Amnesty International said on Thursday that Iran fired cluster munitions at Israel during last month’s war between the two countries, in attacks that endangered civilians.
The report backs up an assessment by the Home Front Command, made during the war, that Iran fired at least one cluster bomb warhead at central Israel. Iran was suspected of firing a cluster bomb at Beersheba in southern Israel as well.
“Last month, the Iranian forces fired ballistic missiles whose warheads contained submunitions into populated residential areas of Israel,” the human rights group said, citing new research. It said international law “prohibits the use of inherently indiscriminate weapons, and launching indiscriminate attacks that kill or injure civilians constitutes a war crime.”
Cluster munitions explode in mid-air and scatter bomblets. Some of them do not explode on impact and can cause casualties over time, particularly among children.
“By using such weapons in or near populated residential areas, Iranian forces endangered civilian lives,” said Erika Guevara Rosas, senior director at Amnesty International.”Iranian forces’ deliberate use of such inherently indiscriminate weapons is a blatant violation of international humanitarian law.”
Neither Iran nor Israel is among more than a hundred countries that are party to the 2008 Convention on Cluster Munitions, which prohibits the use, transfer, production and storage of cluster bombs. Israel used cluster munitions in its 2006 war against Hezbollah in Lebanon and later said it would limit its deployment of them.
The 12-day Israel-Iran war began in mid-June when Israel struck Tehran’s top military leaders, nuclear scientists, uranium enrichment sites, and ballistic missile program, an attack it said was necessary to prevent the Islamic Republic from realizing its avowed plan to destroy the Jewish state.
Iran has consistently denied seeking to acquire nuclear weapons. But it enriched uranium to levels that have no peaceful application, obstructed international inspectors from checking its nuclear facilities, and expanded its ballistic missile capabilities. Israel said it had recently taken steps toward weaponization.
Iran retaliated to Israel’s strikes by launching over 500 ballistic missiles and around 1,100 drones at Israel. The attacks killed 29 people and wounded over 3,000 in Israel, according to health officials and hospitals.
In all, there were 36 missile impacts and one drone strike in populated areas, causing damage to 2,305 homes in 240 buildings, along with two universities and a hospital, and leaving over 13,000 Israelis displaced. Iran said its death toll in the war topped 1,000.
Amnesty said it analyzed photos and videos showing cluster munitions that, according to media reports, struck a home in Azor, near Tel Aviv, on June 19.
On top of that, the southern city of Beersheba on June 20 and the central city of Rishon LeZion on June 22 were also “struck with ordnance that left multiple impact craters consistent with the submunitions seen in Gush Dan,” the Tel Aviv district, Amnesty said.
Amnesty has been harshly critical of Israel in the past.
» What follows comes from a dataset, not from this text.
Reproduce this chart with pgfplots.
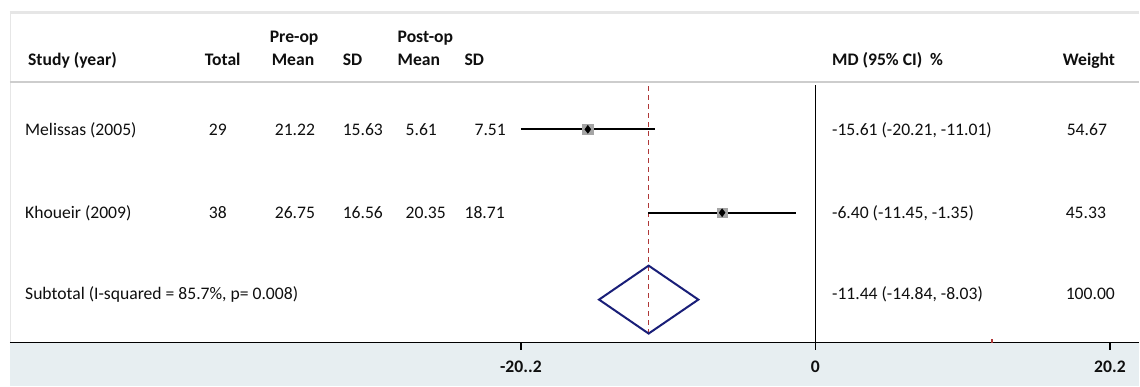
\documentclass[border=0pt]{standalone}
\usepackage{pgfplots}
\pgfplotsset{compat=1.18}
\usepackage{fontspec}
\setmainfont{Carlito}
\definecolor{bgblue}{RGB}{231,238,241}
\definecolor{hdrline}{RGB}{205,205,205}
\definecolor{topline}{RGB}{230,230,230}
\definecolor{refred}{RGB}{175,55,55}
\definecolor{navyd}{RGB}{25,30,120}
\definecolor{sqgray}{RGB}{165,165,165}
\definecolor{txt}{RGB}{15,15,15}
\begin{document}
\begin{tikzpicture}[
  tx/.style={inner sep=0pt, anchor=base west, text=txt, font=\fontsize{17.7}{20}\selectfont},
  hd/.style={tx, font=\fontsize{17.7}{20}\selectfont\bfseries}]
\fill[white] (0bp,0bp) rectangle (1140bp,387bp);
\fill[bgblue] (10bp,0bp) rectangle (1140bp,44bp);
\draw[topline, line width=3bp] (10bp,374bp) -- (1140bp,374bp);
\draw[topline, line width=1bp] (10.5bp,44bp) -- (10.5bp,374bp);
\draw[hdrline, line width=2bp] (10bp,304.5bp) -- (1140bp,304.5bp);
\begin{axis}[at={(10bp,0bp)}, anchor=south west,
  width=1130bp, height=374bp, scale only axis,
  xmin=-55.24, xmax=22.16, ymin=-44, ymax=330,
  axis x line*=middle, axis y line=none,
  x axis line style={line width=1.5bp, black},
  xtick={-20.2,0,20.2}, xticklabels={-20..2,0,20.2},
  xticklabel style={font=\fontsize{17.7}{20}\selectfont\bfseries, text=txt, yshift=-11bp},
  tick align=center, major tick length=7bp,
  xtick style={line width=1.3bp, black, yshift=-3.5bp},
  clip=false]
% zero line
\addplot[black, line width=1.5bp] coordinates {(0,0) (0,258)};
% pooled estimate line
\addplot[refred, line width=1.3bp, dash pattern=on 5bp off 4bp] coordinates {(-11.44,9) (-11.44,257)};
\addplot[refred, line width=1.4bp] coordinates {(12.1,0) (12.1,4)};
% confidence intervals
\addplot[black, line width=2.2bp] coordinates {(-20.21,213.5) (-11.01,213.5)};
\addplot[black, line width=2.2bp] coordinates {(-11.45,130) (-1.35,130)};
% weight boxes
\addplot[only marks, mark=square*, mark size=5.2bp, sqgray] coordinates {(-15.61,213.5)};
\addplot[only marks, mark=square*, mark size=4.8bp, sqgray] coordinates {(-6.40,130)};
\addplot[only marks, mark=diamond*, mark size=4bp, black] coordinates {(-15.61,213.5) (-6.40,130)};
% pooled diamond
\addplot[navyd, line width=2bp, line join=miter] coordinates {(-14.84,43) (-11.44,77) (-8.03,43) (-11.44,9) (-14.84,43) (-11.44,77)};
\end{axis}
% header
\node[hd] at (28bp,321bp) {Study (year)};
\node[hd] at (205bp,321bp) {Total};
\node[hd] at (270bp,344bp) {Pre-op};
\node[hd] at (272bp,321bp) {Mean};
\node[hd] at (343bp,321bp) {SD};
\node[hd] at (398bp,344bp) {Post-op};
\node[hd] at (398bp,321bp) {Mean};
\node[hd] at (465bp,321bp) {SD};
\node[hd] at (833bp,321bp) {MD (95\% CI)\hspace{0.45em}\%};
\node[hd] at (1064bp,321bp) {Weight};
% row 1
\node[tx] at (25bp,251.5bp) {Melissas (2005)};
\node[tx] at (209bp,251.5bp) {29};
\node[tx] at (275bp,251.5bp) {21.22};
\node[tx] at (343bp,251.5bp) {15.63};
\node[tx] at (406bp,251.5bp) {5.61};
\node[tx] at (475bp,251.5bp) {7.51};
\node[tx] at (833bp,251.5bp) {-15.61 (-20.21, -11.01)};
\node[tx] at (1068bp,251.5bp) {54.67};
% row 2
\node[tx] at (25bp,168.5bp) {Khoueir (2009)};
\node[tx] at (209bp,168.5bp) {38};
\node[tx] at (275bp,168.5bp) {26.75};
\node[tx] at (343bp,168.5bp) {16.56};
\node[tx] at (406bp,168.5bp) {20.35};
\node[tx] at (465bp,168.5bp) {18.71};
\node[tx] at (833bp,168.5bp) {-6.40 (-11.45, -1.35)};
\node[tx] at (1067bp,168.5bp) {45.33};
% row 3
\node[tx] at (25bp,87bp) {Subtotal (I-squared = 85.7\%, p= 0.008)};
\node[tx] at (833bp,87bp) {-11.44 (-14.84, -8.03)};
\node[tx] at (1067bp,87bp) {100.00};
\end{tikzpicture}
\end{document}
Thursday’s report came two days after the group called for a war crimes investigation into Israel’s deadly air attack on Tehran’s notorious Evin prison during the war. The strike, confirmed by Israel, killed 79 people, according to a provisional tally by Iranian authorities. The toll has not been verified.
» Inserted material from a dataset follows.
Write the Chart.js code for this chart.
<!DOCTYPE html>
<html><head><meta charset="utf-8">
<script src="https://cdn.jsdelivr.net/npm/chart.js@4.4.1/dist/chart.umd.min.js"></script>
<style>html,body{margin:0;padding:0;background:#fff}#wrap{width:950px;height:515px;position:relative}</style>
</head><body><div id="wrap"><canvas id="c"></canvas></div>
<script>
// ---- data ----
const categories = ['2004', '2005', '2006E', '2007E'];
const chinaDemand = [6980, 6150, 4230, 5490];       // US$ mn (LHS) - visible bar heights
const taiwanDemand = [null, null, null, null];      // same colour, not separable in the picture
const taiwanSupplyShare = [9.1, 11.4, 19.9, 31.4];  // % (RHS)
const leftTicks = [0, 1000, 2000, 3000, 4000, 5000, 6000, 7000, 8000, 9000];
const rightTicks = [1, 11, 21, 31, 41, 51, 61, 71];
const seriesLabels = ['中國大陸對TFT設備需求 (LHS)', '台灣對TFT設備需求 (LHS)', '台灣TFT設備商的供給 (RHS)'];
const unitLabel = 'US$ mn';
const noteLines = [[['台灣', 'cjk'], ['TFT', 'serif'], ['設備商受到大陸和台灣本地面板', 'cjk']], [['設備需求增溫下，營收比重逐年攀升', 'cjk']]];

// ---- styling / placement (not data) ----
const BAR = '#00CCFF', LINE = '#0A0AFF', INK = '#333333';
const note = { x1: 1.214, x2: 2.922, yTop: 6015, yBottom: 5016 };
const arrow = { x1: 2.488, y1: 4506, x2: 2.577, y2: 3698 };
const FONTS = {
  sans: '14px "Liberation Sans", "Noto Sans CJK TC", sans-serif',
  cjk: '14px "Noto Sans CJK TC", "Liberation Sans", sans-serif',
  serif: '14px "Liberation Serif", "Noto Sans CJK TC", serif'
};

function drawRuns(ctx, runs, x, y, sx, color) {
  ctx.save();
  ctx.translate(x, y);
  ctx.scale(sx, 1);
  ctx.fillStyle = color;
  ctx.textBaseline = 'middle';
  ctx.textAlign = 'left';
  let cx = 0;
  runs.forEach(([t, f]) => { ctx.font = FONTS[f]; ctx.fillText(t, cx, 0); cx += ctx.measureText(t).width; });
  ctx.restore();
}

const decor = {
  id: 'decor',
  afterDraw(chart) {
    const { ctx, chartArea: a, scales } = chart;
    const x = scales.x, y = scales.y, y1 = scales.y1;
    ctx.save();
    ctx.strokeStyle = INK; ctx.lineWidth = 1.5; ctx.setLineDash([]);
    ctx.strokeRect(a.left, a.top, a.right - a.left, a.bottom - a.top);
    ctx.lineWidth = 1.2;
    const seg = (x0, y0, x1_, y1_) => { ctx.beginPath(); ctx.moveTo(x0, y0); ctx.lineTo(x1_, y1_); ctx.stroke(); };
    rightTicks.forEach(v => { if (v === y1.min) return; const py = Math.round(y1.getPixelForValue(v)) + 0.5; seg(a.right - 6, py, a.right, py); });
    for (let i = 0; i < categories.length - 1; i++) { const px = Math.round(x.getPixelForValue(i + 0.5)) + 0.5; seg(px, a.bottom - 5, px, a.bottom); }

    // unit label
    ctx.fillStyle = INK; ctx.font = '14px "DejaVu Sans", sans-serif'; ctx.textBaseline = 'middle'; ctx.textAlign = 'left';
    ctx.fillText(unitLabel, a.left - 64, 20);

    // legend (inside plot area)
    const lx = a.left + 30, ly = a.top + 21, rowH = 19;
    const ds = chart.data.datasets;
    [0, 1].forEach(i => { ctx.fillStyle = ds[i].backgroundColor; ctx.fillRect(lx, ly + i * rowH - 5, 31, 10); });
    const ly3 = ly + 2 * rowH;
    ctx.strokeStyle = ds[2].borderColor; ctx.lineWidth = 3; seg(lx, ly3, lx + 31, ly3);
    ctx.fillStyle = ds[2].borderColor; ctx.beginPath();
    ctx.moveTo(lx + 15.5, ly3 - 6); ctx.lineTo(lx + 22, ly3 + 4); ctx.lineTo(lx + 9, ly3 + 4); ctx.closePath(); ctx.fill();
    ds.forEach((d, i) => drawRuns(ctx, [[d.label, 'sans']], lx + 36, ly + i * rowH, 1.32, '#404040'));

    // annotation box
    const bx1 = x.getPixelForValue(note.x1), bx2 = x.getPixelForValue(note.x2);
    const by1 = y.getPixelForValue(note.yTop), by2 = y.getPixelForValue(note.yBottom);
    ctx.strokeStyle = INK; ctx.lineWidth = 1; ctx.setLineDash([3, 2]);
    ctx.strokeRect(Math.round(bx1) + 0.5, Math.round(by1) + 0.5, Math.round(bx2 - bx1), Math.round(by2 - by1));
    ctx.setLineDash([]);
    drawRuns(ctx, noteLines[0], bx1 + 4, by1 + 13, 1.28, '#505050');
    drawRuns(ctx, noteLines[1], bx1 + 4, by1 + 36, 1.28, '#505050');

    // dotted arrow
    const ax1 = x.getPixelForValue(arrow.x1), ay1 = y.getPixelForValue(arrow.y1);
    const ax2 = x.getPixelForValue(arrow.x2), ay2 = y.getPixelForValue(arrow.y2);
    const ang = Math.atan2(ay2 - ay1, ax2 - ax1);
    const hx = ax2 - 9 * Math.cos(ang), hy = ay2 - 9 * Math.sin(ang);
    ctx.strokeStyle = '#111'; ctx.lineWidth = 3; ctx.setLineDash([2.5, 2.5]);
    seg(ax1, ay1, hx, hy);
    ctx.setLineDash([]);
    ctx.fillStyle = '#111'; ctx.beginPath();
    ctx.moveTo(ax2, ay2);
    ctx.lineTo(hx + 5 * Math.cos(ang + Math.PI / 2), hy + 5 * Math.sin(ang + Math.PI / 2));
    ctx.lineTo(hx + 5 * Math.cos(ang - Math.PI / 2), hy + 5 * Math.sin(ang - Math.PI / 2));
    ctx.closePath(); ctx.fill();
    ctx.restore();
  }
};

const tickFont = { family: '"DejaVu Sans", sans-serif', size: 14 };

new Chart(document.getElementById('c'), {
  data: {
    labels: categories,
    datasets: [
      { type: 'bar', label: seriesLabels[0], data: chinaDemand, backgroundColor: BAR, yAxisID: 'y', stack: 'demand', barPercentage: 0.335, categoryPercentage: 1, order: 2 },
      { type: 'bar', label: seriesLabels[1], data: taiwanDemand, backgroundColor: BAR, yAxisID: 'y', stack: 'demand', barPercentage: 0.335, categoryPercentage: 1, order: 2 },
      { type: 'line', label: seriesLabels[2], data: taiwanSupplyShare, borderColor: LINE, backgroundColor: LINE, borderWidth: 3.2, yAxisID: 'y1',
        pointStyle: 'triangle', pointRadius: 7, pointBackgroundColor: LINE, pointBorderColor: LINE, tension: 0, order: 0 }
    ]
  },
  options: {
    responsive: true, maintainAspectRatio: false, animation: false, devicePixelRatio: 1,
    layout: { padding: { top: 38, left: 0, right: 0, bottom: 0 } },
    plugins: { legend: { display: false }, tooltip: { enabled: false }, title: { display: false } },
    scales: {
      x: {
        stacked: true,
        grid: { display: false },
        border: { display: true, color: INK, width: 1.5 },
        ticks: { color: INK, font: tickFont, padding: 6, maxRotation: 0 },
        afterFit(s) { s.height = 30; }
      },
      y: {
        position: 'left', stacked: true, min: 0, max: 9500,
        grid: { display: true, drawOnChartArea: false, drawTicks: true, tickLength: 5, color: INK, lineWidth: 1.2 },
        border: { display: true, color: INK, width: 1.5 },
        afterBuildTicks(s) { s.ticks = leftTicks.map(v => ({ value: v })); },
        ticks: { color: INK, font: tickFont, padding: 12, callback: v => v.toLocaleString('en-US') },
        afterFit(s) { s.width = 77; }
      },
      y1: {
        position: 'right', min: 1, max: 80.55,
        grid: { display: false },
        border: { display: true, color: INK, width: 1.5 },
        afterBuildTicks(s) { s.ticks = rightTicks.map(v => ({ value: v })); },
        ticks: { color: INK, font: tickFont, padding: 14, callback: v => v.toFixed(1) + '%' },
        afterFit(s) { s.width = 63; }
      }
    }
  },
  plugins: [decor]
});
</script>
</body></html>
Amnesty International called the Israeli attack “deliberate” and “a serious violation of international humanitarian law” that killed civilians. The airstrikes should be “criminally investigated as war crimes,” it said.
IDF Spokesman Brig. Gen. Effie Defrin previously stated that “within the prison compound, intelligence activity was carried out against Israel, including counter-espionage,” and that the strike was carried out “in a pinpoint manner, to avoid harm to those uninvolved.”
Amnesty has also accused Israel of committing genocide in Gaza, a charge Israel adamantly denies. Amnesty Israel, the group’s local branch, rejected that report and was later reportedly suspended.